The highs and lows of Germany's awkward 'grand coalition'

23rd September 2009, Comments 0 comments

Germany's "grand coalition," which has governed Europe's top economy and most populous country for the past four years, has been less of a love affair than a shotgun marriage.

Forced into an unusual alliance by an inconclusive election in 2005, the conservative Christian Democrats and the centre-left Social Democrats have nevertheless chalked up some achievements during their awkward partnership.

The following are the coalition's highs and lows over the past four years.


Tax: Managed to push through Germany's largest-ever postwar tax increase, hiking Value Added Tax (VAT) by three percentage points to 19 percent in a bid to fill a gaping hole in public finances.

Jobs: Drove down unemployment by more than one million, but threatens to rise significantly after the election as a result of the financial crisis.

Crisis: Pushed through around 80 billion euros (118 billion dollars) in two stimulus packages to kick-start the economy in the wake of the financial market crisis, as well as a 500-billion-euro fund for ailing banks.

Germany was however criticised for what was perceived as too slow a response to the crisis.

Families: Improved family leave policy and, for the first time, offered incentives for men to take time off to raise their children.

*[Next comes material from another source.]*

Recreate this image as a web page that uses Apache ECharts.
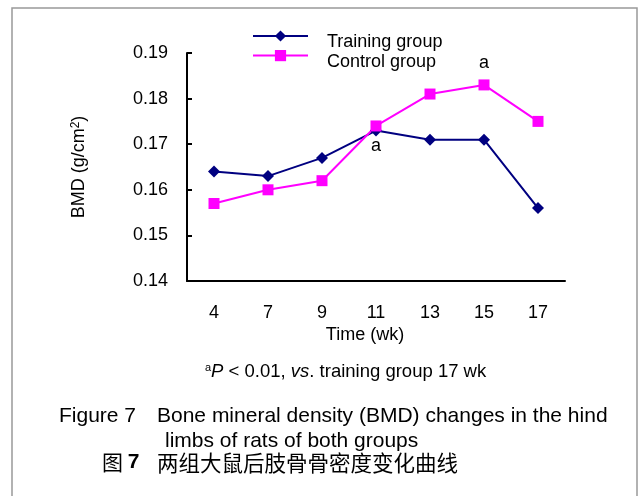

The benefits, while widely praised, have not as yet boosted Germany's low birthrate.

Pensions: Raised the pension age to 67 from 65 in a bid to offset some of the costs of the country's rapidly greying population. The changes will be gradually phased in from 2012.

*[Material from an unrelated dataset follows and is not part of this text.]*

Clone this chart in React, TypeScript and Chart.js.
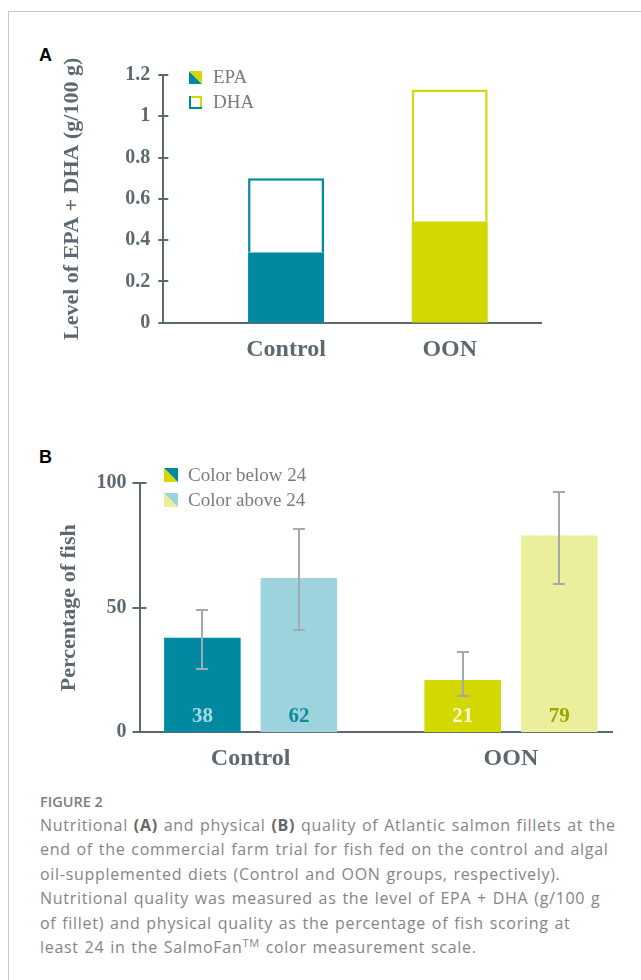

Environment: Brokered a deal committing to reduce CO2 emissions by 40 percent by 2020, via emissions-trading schemes as well as improving energy efficiency, particularly in buildings.


Public finances: Aimed for a balanced budget by 2010 but this target was blown to smithereens by the financial crisis that shattered tax income and pushed spending through the roof.

Instead of a balanced budget, Germany's deficit is expected next year to be a record six percent of gross domestic product, twice the maximum allowed by European rules.

Health: Largely seen as the grand coalition's greatest failure. Haggled furiously over health reform in a debate that nearly split the fragile alliance in two and pushed popularity ratings to six-year lows.

In the end, agreed a messy compromise that commentators said failed to address the system's deep-seated problems.

Wage policy: Argued bitterly over wage policy, with the Social Democrats pushing for an across-the-board minimum wage. Again, a compromise was found, encouraging negotiations on minimum wages for some sectors of the economy.

Economy: Mainly because of its heavy dependence on exports, Germany was harder hit than most by the financial market crisis and output is expected to contract by an eye-watering five to six percent this year. However, the economy did come out of recession in the second quarter of the year, earlier than expected.